Higher-education minister Philippe Baptiste announced on Monday evening in Le Parisien a "Choose France for Higher Education" plan — act two of the 2018 "Bienvenue en France" scheme initiated by then-prime minister Edouard Philippe. From the 2026 academic year, tuition fees for most non-EU foreign students will jump: €2,895 for an undergraduate degree and €3,941 for a master's, compared with the standard French rates of €178 and €254 respectively.

The 2018 rules had been sidestepped — only around 10 universities out of 78 (La Rochelle, Le Havre, Grenoble Alpes, Paris Panthéon-Assas) fully applied differentiated fees — but mass exemptions will no longer be allowed. "Differentiated fees are the rule, exemption the exception," Baptiste insists. Each university can exempt up to 10% of non-EU students, and top performers will be eligible for a French government scholarship.

Within two to three years the reform is expected to generate about €250m per year for universities, seen as badly needed in a tight budget context. The government also wants to prioritise science and engineering to support reindustrialisation. The reform will apply by decree to new arrivals and to students changing cycle, excluding scholarship holders. Source: Les Echos, 21 April 2026, Marie-Christine Corbier.

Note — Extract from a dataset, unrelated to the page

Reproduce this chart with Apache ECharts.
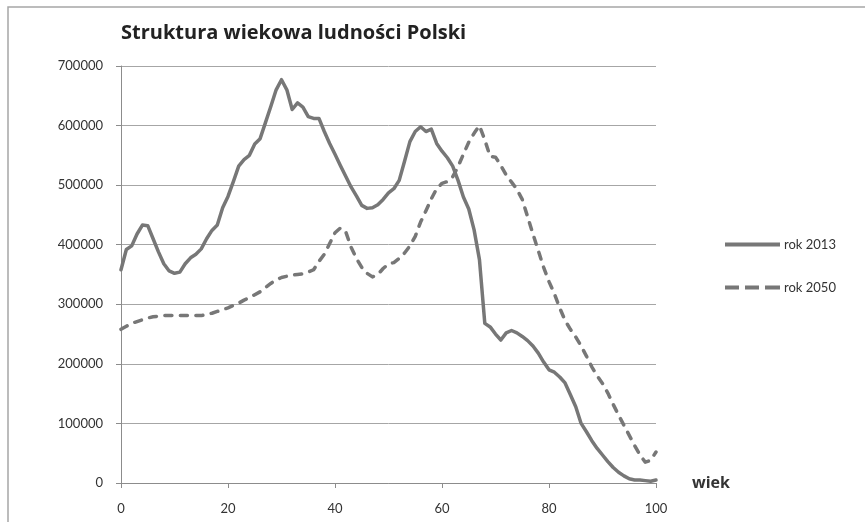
<!DOCTYPE html>
<html>
<head>
<meta charset="utf-8">
<script src="https://cdn.jsdelivr.net/npm/echarts@6/dist/echarts.min.js"></script>
<style>
  html, body { margin: 0; padding: 0; background: #fff; }
  #chart { width: 865px; height: 522px; }
</style>
</head>
<body>
<div id="chart"></div>
<script>
// Population of Poland by single year of age (0..100), persons
const ages = Array.from({ length: 101 }, (_, i) => i);

const pop2013 = [
  358000, 392000, 398000, 418000, 433000, 432000, 410000, 388000, 368000, 356000,
  352000, 354000, 368000, 378000, 384000, 393000, 410000, 424000, 433000, 462000,
  481000, 506000, 532000, 543000, 550000, 569000, 578000, 605000, 632000, 660000,
  677000, 660000, 627000, 638000, 631000, 615000, 612000, 612000, 590000, 570000,
  552000, 533000, 515000, 497000, 482000, 466000, 461000, 462000, 467000, 476000,
  487000, 494000, 508000, 540000, 573000, 590000, 598000, 590000, 594000, 570000,
  557000, 546000, 532000, 508000, 480000, 460000, 425000, 375000, 268000, 262000,
  250000, 240000, 252000, 256000, 252000, 246000, 239000, 230000, 218000, 203000,
  190000, 186000, 178000, 168000, 148000, 128000, 100000, 86000, 71000, 58000,
  47000, 36000, 26000, 18000, 12000, 7000, 5000, 5000, 4000, 3000,
  5000
];

const pop2050 = [
  258000, 263000, 268000, 271000, 274000, 277000, 279000, 280000, 281000, 281000,
  281000, 281000, 281000, 281000, 281000, 281000, 283000, 285000, 288000, 291000,
  294000, 298000, 302000, 307000, 311000, 316000, 321000, 328000, 335000, 341000,
  345000, 347000, 349000, 350000, 351000, 354000, 358000, 372000, 384000, 402000,
  420000, 428000, 422000, 396000, 377000, 362000, 352000, 346000, 350000, 360000,
  368000, 370000, 377000, 386000, 398000, 414000, 438000, 457000, 477000, 494000,
  503000, 506000, 514000, 531000, 552000, 572000, 587000, 600000, 576000, 548000,
  547000, 533000, 517000, 505000, 493000, 476000, 447000, 418000, 390000, 362000,
  338000, 318000, 294000, 273000, 258000, 245000, 230000, 213000, 195000, 180000,
  167000, 151000, 132000, 114000, 97000, 80000, 63000, 47000, 35000, 38000,
  52000
];

const seriesNames = ['rok 2013', 'rok 2050'];
const chartTitle = 'Struktura wiekowa ludności Polski';
const xName = 'wiek';

const FONT = 'Lato, "Open Sans", sans-serif';
const TITLE_FONT = '"Open Sans", Lato, sans-serif';
const LINE = '#777777';
const TEXT = '#333333';

// Legend swatches: a plain stroke and a three-dash stroke
const ICON_SOLID = 'path://M0,0h55v4H0z';
const ICON_DASHED = 'path://M0,0h14v4H0zM20,0h14v4H20zM40,0h15v4H40z';

const chart = echarts.init(document.getElementById('chart'), null, { renderer: 'canvas' });

chart.setOption({
  animation: false,
  backgroundColor: '#ffffff',
  textStyle: { fontFamily: FONT },
  title: {
    text: chartTitle,
    left: 116,
    top: 18,
    textStyle: { fontFamily: TITLE_FONT, fontSize: 20, fontWeight: 'bold', color: '#222' }
  },
  legend: {
    orient: 'vertical',
    left: 725,
    top: 238,
    padding: 0,
    itemWidth: 55,
    itemHeight: 4,
    itemGap: 30,
    data: [
      { name: seriesNames[0], icon: ICON_SOLID },
      { name: seriesNames[1], icon: ICON_DASHED }
    ],
    textStyle: { fontFamily: FONT, fontSize: 13, color: TEXT, padding: [0, 0, 0, -1] }
  },
  grid: { left: 121, right: 209, top: 66, bottom: 39, containLabel: false },
  xAxis: {
    type: 'value',
    min: 0,
    max: 100,
    interval: 20,
    name: xName,
    nameLocation: 'end',
    nameGap: 36,
    nameTextStyle: { fontFamily: TITLE_FONT, fontSize: 16, fontWeight: 'bold', color: TEXT },
    axisLine: { show: true, lineStyle: { color: '#8c8c8c', width: 1 } },
    axisTick: { show: true, inside: false, length: 5, lineStyle: { color: '#8c8c8c' } },
    axisLabel: { margin: 19, fontFamily: FONT, fontSize: 13, color: TEXT },
    splitLine: { show: false }
  },
  yAxis: {
    type: 'value',
    min: 0,
    max: 700000,
    interval: 100000,
    axisLine: { show: true, lineStyle: { color: '#8c8c8c', width: 1 } },
    axisTick: { show: true, inside: false, length: 5, lineStyle: { color: '#8c8c8c' } },
    axisLabel: {
      margin: 18,
      fontFamily: FONT,
      fontSize: 13,
      color: TEXT,
      formatter: (v) => String(v)
    },
    splitLine: { show: true, lineStyle: { color: '#a6a6a6', width: 1 } }
  },
  series: [
    {
      name: seriesNames[0],
      type: 'line',
      data: ages.map((a, i) => [a, pop2013[i]]),
      symbol: 'none',
      smooth: false,
      lineStyle: { color: LINE, width: 3.5, cap: 'round', join: 'round' },
      itemStyle: { color: LINE }
    },
    {
      name: seriesNames[1],
      type: 'line',
      data: ages.map((a, i) => [a, pop2050[i]]),
      symbol: 'none',
      smooth: false,
      lineStyle: { color: LINE, width: 3.5, type: [7, 8.5], cap: 'round', join: 'round' },
      itemStyle: { color: LINE }
    }
  ],
  graphic: [
    {
      type: 'rect',
      silent: true,
      shape: { x: 8, y: 7, width: 870, height: 530 },
      style: { fill: 'none', stroke: '#a6a6a6', lineWidth: 1.5 }
    }
  ]
});
</script>
</body>
</html>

The story in one line. Paris is multiplying non-EU tuition fees by roughly 15 to fund universities and steer foreign students toward science and engineering — while teeing up a pre-presidential wedge issue.

Key numbers

  • Undergraduate: €2,895 vs €178 today (×16)
  • Master’s: €3,941 vs €254 today (×15.5)
  • 10% exemption quota per university
  • ~€250m/year expected revenue within 2-3 years
  • 10 universities out of 78 fully applied the 2018 scheme (La Rochelle, Le Havre, Grenoble Alpes, Paris Panthéon-Assas)
  • Enforced by decree from September 2026

Why it matters

Uniform enforcement of differentiated fees — which had failed since 2018 — pushes French higher-education policy toward the Anglo-Saxon model: full pricing plus targeted scholarships. The budgetary impact (€250m per year) is real but secondary to the political one: putting foreign students on the presidential-campaign agenda. The risk is diverting part of the non-EU student base toward more competitive foreign universities.

Takeaway

The ministry is betting that European peers remain more expensive, and that top non-EU students will keep choosing France via the scholarship route. If that bet works, the €250m yearly revenue sticks; if not, the inflow shrinks and Paris hands the UK, Germany and the Netherlands an argument.